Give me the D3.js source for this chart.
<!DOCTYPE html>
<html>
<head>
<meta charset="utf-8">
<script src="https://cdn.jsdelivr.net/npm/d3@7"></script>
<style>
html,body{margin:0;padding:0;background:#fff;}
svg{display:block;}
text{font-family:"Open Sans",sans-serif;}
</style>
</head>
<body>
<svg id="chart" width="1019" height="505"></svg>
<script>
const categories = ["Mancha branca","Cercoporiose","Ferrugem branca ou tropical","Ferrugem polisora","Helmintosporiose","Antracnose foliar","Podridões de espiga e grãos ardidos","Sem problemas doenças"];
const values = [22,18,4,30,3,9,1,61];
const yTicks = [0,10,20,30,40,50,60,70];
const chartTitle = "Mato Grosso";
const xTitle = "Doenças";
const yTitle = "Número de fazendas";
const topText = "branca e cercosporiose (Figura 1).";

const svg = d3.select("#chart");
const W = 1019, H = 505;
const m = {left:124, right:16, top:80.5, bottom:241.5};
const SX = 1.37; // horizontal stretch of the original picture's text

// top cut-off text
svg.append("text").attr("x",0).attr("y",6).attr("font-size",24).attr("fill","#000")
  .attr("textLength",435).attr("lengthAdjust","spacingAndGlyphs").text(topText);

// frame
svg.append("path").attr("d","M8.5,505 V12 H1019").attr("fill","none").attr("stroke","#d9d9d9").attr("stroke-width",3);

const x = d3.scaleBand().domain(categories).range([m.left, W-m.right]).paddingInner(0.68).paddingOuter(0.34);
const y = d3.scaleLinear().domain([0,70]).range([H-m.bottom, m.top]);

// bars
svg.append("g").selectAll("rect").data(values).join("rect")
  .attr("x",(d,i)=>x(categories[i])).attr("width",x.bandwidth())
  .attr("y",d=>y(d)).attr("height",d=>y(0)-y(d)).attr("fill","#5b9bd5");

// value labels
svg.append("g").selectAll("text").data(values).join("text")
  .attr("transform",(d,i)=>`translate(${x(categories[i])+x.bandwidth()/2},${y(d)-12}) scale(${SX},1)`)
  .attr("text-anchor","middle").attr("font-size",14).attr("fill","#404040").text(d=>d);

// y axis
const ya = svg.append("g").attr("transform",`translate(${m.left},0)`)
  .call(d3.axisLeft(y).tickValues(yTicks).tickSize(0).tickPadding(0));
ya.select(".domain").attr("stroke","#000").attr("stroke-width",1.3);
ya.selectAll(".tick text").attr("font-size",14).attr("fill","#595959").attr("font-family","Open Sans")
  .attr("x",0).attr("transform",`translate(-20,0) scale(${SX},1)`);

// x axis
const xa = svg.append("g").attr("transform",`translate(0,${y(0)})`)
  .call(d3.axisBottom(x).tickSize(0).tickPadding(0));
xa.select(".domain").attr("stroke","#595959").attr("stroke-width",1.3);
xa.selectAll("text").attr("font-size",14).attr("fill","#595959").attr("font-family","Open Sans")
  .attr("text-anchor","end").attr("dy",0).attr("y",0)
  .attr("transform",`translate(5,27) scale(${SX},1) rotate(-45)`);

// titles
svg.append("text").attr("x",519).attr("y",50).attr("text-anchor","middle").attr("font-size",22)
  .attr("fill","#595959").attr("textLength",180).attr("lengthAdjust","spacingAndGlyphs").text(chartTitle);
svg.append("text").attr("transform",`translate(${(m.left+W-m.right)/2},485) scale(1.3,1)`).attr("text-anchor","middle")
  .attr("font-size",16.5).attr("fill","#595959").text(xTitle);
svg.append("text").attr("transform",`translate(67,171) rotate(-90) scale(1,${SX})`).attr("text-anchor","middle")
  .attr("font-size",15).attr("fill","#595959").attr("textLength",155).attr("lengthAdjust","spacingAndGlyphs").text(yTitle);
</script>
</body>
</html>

* Task brief
Copy the data above in full, character for character.

* Result of this exercise
Give me the D3.js source for this chart.
<!DOCTYPE html>
<html>
<head>
<meta charset="utf-8">
<script src="https://cdn.jsdelivr.net/npm/d3@7"></script>
<style>
html,body{margin:0;padding:0;background:#fff;}
svg{display:block;}
text{font-family:"Open Sans",sans-serif;}
</style>
</head>
<body>
<svg id="chart" width="1019" height="505"></svg>
<script>
const categories = ["Mancha branca","Cercoporiose","Ferrugem branca ou tropical","Ferrugem polisora","Helmintosporiose","Antracnose foliar","Podridões de espiga e grãos ardidos","Sem problemas doenças"];
const values = [22,18,4,30,3,9,1,61];
const yTicks = [0,10,20,30,40,50,60,70];
const chartTitle = "Mato Grosso";
const xTitle = "Doenças";
const yTitle = "Número de fazendas";
const topText = "branca e cercosporiose (Figura 1).";

const svg = d3.select("#chart");
const W = 1019, H = 505;
const m = {left:124, right:16, top:80.5, bottom:241.5};
const SX = 1.37; // horizontal stretch of the original picture's text

// top cut-off text
svg.append("text").attr("x",0).attr("y",6).attr("font-size",24).attr("fill","#000")
  .attr("textLength",435).attr("lengthAdjust","spacingAndGlyphs").text(topText);

// frame
svg.append("path").attr("d","M8.5,505 V12 H1019").attr("fill","none").attr("stroke","#d9d9d9").attr("stroke-width",3);

const x = d3.scaleBand().domain(categories).range([m.left, W-m.right]).paddingInner(0.68).paddingOuter(0.34);
const y = d3.scaleLinear().domain([0,70]).range([H-m.bottom, m.top]);

// bars
svg.append("g").selectAll("rect").data(values).join("rect")
  .attr("x",(d,i)=>x(categories[i])).attr("width",x.bandwidth())
  .attr("y",d=>y(d)).attr("height",d=>y(0)-y(d)).attr("fill","#5b9bd5");

// value labels
svg.append("g").selectAll("text").data(values).join("text")
  .attr("transform",(d,i)=>`translate(${x(categories[i])+x.bandwidth()/2},${y(d)-12}) scale(${SX},1)`)
  .attr("text-anchor","middle").attr("font-size",14).attr("fill","#404040").text(d=>d);

// y axis
const ya = svg.append("g").attr("transform",`translate(${m.left},0)`)
  .call(d3.axisLeft(y).tickValues(yTicks).tickSize(0).tickPadding(0));
ya.select(".domain").attr("stroke","#000").attr("stroke-width",1.3);
ya.selectAll(".tick text").attr("font-size",14).attr("fill","#595959").attr("font-family","Open Sans")
  .attr("x",0).attr("transform",`translate(-20,0) scale(${SX},1)`);

// x axis
const xa = svg.append("g").attr("transform",`translate(0,${y(0)})`)
  .call(d3.axisBottom(x).tickSize(0).tickPadding(0));
xa.select(".domain").attr("stroke","#595959").attr("stroke-width",1.3);
xa.selectAll("text").attr("font-size",14).attr("fill","#595959").attr("font-family","Open Sans")
  .attr("text-anchor","end").attr("dy",0).attr("y",0)
  .attr("transform",`translate(5,27) scale(${SX},1) rotate(-45)`);

// titles
svg.append("text").attr("x",519).attr("y",50).attr("text-anchor","middle").attr("font-size",22)
  .attr("fill","#595959").attr("textLength",180).attr("lengthAdjust","spacingAndGlyphs").text(chartTitle);
svg.append("text").attr("transform",`translate(${(m.left+W-m.right)/2},485) scale(1.3,1)`).attr("text-anchor","middle")
  .attr("font-size",16.5).attr("fill","#595959").text(xTitle);
svg.append("text").attr("transform",`translate(67,171) rotate(-90) scale(1,${SX})`).attr("text-anchor","middle")
  .attr("font-size",15).attr("fill","#595959").attr("textLength",155).attr("lengthAdjust","spacingAndGlyphs").text(yTitle);
</script>
</body>
</html>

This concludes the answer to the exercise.